Men from the high north

Danes, Norwegians and Swedes in the service of Austria

Karl Liko

„Migration background“ was no special problem in the armed forces of old Austria. Foreigners came in swarms and integrated themselves well. They came from France, Italy, and Spain, from Ireland and Scotland, from Switzerland and from the numerous principalities and Duodez-States of the Holy Roman Empire. Many of them severally distinguished themselves; a number of them achieved high positions in the military hierarchy. Prince Eugene, certainly the greatest general in Austria’s history, was one of them. Most of them were Catholics, but several also came from Protestant areas. Only in the high north of Europe the interest in a military career in the Habsburg Empire seems to have been not really great. The distance between the Scandinavian countries and the Danube area was long, though – and not only in a geographical sense. Nevertheless, there were some applicants from the states of Northern Europe who entered Austrian services.
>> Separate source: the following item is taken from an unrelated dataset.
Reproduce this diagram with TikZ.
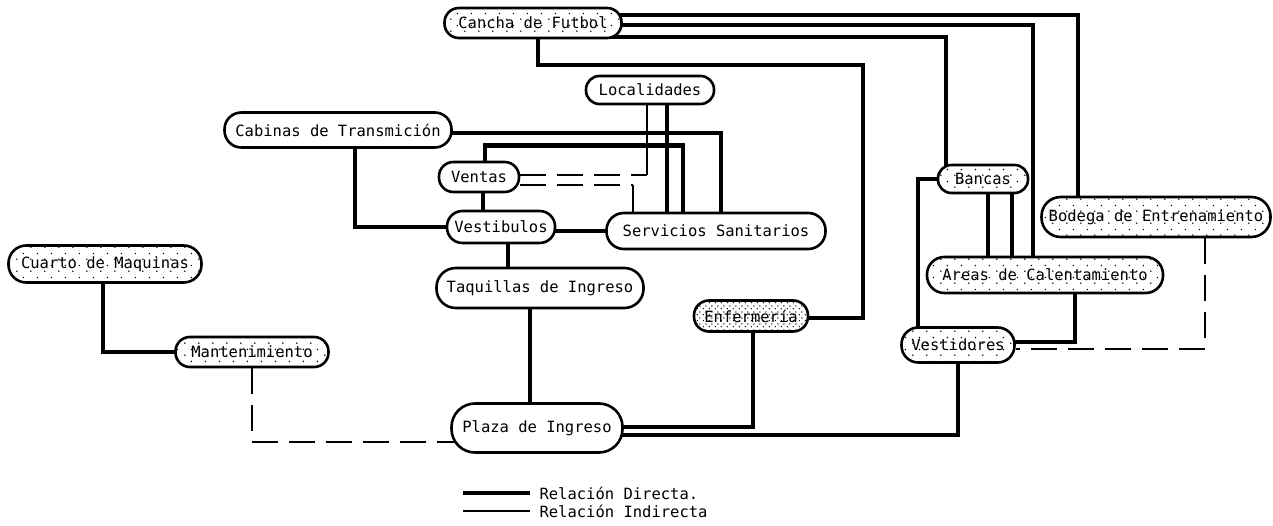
\documentclass[tikz,border=0pt]{standalone}
\usepackage{fontspec}
\setmainfont{DejaVu Sans Mono}
\usetikzlibrary{patterns.meta,backgrounds}

\tikzdeclarepattern{
  name=stipple,
  type=uncolored,
  bounding box={(0pt,0pt) and (14pt,12pt)},
  tile size={(14pt,12pt)},
  code={
    \fill (3pt,3pt) circle (0.9pt);
    \fill (10pt,9pt) circle (0.9pt);
  }
}
\tikzdeclarepattern{
  name=stipple dense,
  type=uncolored,
  bounding box={(0pt,0pt) and (6pt,6pt)},
  tile size={(6pt,6pt)},
  code={
    \fill (1.5pt,1.5pt) circle (0.8pt);
    \fill (4.5pt,4.5pt) circle (0.8pt);
  }
}

\begin{document}
\begin{tikzpicture}[x=1pt,y=-1pt,
    font=\fontsize{15.5}{18}\selectfont,
    area/.style 2 args={rectangle,draw,line width=2.6pt,fill=white,
      rounded corners=#2*0.48pt,minimum width=#1pt,minimum height=#2pt,inner sep=2pt},
    zone/.style={postaction={pattern=stipple}},
    zone dense/.style={postaction={pattern=stipple dense}},
    direct/.style={line width=4.5pt},
    indirect/.style={line width=2pt},
    aside/.style={line width=2.5pt,dash pattern=on 26pt off 11pt}]
    \useasboundingbox (0,0) rectangle (1273,526);

    \node[area={177}{30},zone] (cancha) at (533,23) {Cancha de Futbol};
    \node[area={128}{28}] (local) at (650,90) {Localidades};
    \node[area={227}{35}] (cabinas) at (338,130) {Cabinas de Transmición};
    \node[area={80}{30}] (ventas) at (479,177) {Ventas};
    \node[area={108}{32}] (vestib) at (501,227) {Vestibulos};
    \node[area={219}{36}] (servicios) at (716,231) {Servicios Sanitarios};
    \node[area={207}{40}] (taquillas) at (540,288) {Taquillas de Ingreso};
    \node[area={114}{31},zone dense] (enfermeria) at (751,316) {Enfermería};
    \node[area={171}{49}] (plaza) at (537,428) {Plaza de Ingreso};
    \node[area={193}{37},zone] (cuarto) at (105,264) {Cuarto de Maquinas};
    \node[area={153}{30},zone] (mant) at (252,352) {Mantenimiento};
    \node[area={90}{28},zone] (bancas) at (983,179) {Bancas};
    \node[area={229}{40},zone] (bodega) at (1156,217) {Bodega de Entrenamiento};
    \node[area={236}{36},zone] (areas) at (1045,275) {Areas de Calentamiento};
    \node[area={113}{35},zone] (vestidores) at (958,345) {Vestidores};

    \begin{scope}[on background layer]
    % cancha de futbol
    \draw[direct] ([yshift=8pt]cancha.center) -| ([xshift=-78pt]bodega.center);
    \draw[direct] ([yshift=-2pt]cancha.center) -| ([xshift=-12pt]areas.center);
    \draw[direct] ([yshift=-14pt]cancha.center) -| ([xshift=-37pt]bancas.center);
    \draw[direct] ([xshift=5pt]cancha.center) -- ++(0,42)
        -| ([xshift=112pt,yshift=-2pt]enfermeria.center) -- ([yshift=-2pt]enfermeria.center);

    % bancas, areas, vestidores
    \draw[direct] (bancas.center) -| ([xshift=-40pt]vestidores.center);
    \draw[direct] ([xshift=5pt]bancas.center) -- ([xshift=5pt]bancas.center |- areas.center);
    \draw[direct] ([xshift=29pt]bancas.center) -- ([xshift=29pt]bancas.center |- areas.center);
    \draw[direct] ([xshift=30pt]areas.center) |- ([yshift=3pt]vestidores.center);
    \draw[aside] ([xshift=49pt]bodega.south) |- ([yshift=-4pt]vestidores.east);
    \draw[direct] (vestidores.center) |- ([yshift=-7pt]plaza.center);
    \draw[direct] ([yshift=1pt]plaza.center) -| ([xshift=2pt]enfermeria.center);

    % plaza, taquillas, vestibulos
    \draw[direct] ([xshift=-7pt]plaza.center) -- ([xshift=-7pt]plaza.center |- taquillas.center);
    \draw[direct] ([xshift=7pt]vestib.center) -- ([xshift=7pt]vestib.center |- taquillas.center);
    \draw[direct] ([xshift=4pt]ventas.center) -- ([xshift=4pt]ventas.center |- vestib.center);
    \draw[direct] ([xshift=17pt]cabinas.center) |- (vestib.center);
    \draw[direct] (vestib.center |- servicios.center) -- (servicios.center);

    % servicios sanitarios
    \draw[direct] ([yshift=-3pt]cabinas.center) -| ([xshift=5pt]servicios.center);
    \draw[direct] ([xshift=6pt]ventas.north) -- ++(0,-15) -| ([xshift=-33pt]servicios.center);
    \draw[direct] ([xshift=17pt]local.center) -- ([xshift=17pt]local.center |- servicios.center);

    % ventas, indirect
    \coordinate (vl) at ([xshift=-3pt,yshift=2pt]local.center |- ventas.center);
    \draw[indirect] ([xshift=-3pt]local.center) -- (vl);
    \draw[aside] (ventas.east |- vl) -- (vl);
    \coordinate (vs) at ([xshift=-83pt,yshift=-8pt]servicios.center |- ventas.center);
    \draw[aside] (ventas.east |- vs) -- (vs);
    \draw[indirect] (vs) -- (vs |- servicios.center);

    % maquinas
    \draw[direct] ([xshift=-2pt]cuarto.center) |- (mant.center);
    \draw[aside] (mant.south) |- ([yshift=-14pt]plaza.center);
    \end{scope}

    % legend
    \node[right] (ldirect) at (536,493) {Relación Directa.};
    \node[right] (lindirect) at (536,511) {Relación Indirecta};
    \draw[line width=4pt] ([xshift=-73pt]ldirect.west) -- ([xshift=-6pt]ldirect.west);
    \draw[indirect] ([xshift=-73pt]lindirect.west) -- ([xshift=-6pt]lindirect.west);
\end{tikzpicture}
\end{document}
After all, seven interesting fates can be presented here. In the beginning, there was a Danish mercenary leader from the Thirty Years War. He was followed by another three Danes, two Swedes, and one single Norwegian. In the following presentation, their order, however, is not determined by their nationality, but by historical sequence of events, which reaches back to the 17th up to the 19th century. The author portrays the political-military careers of the persons in question, who were in the service of Habsburg during the respective eras.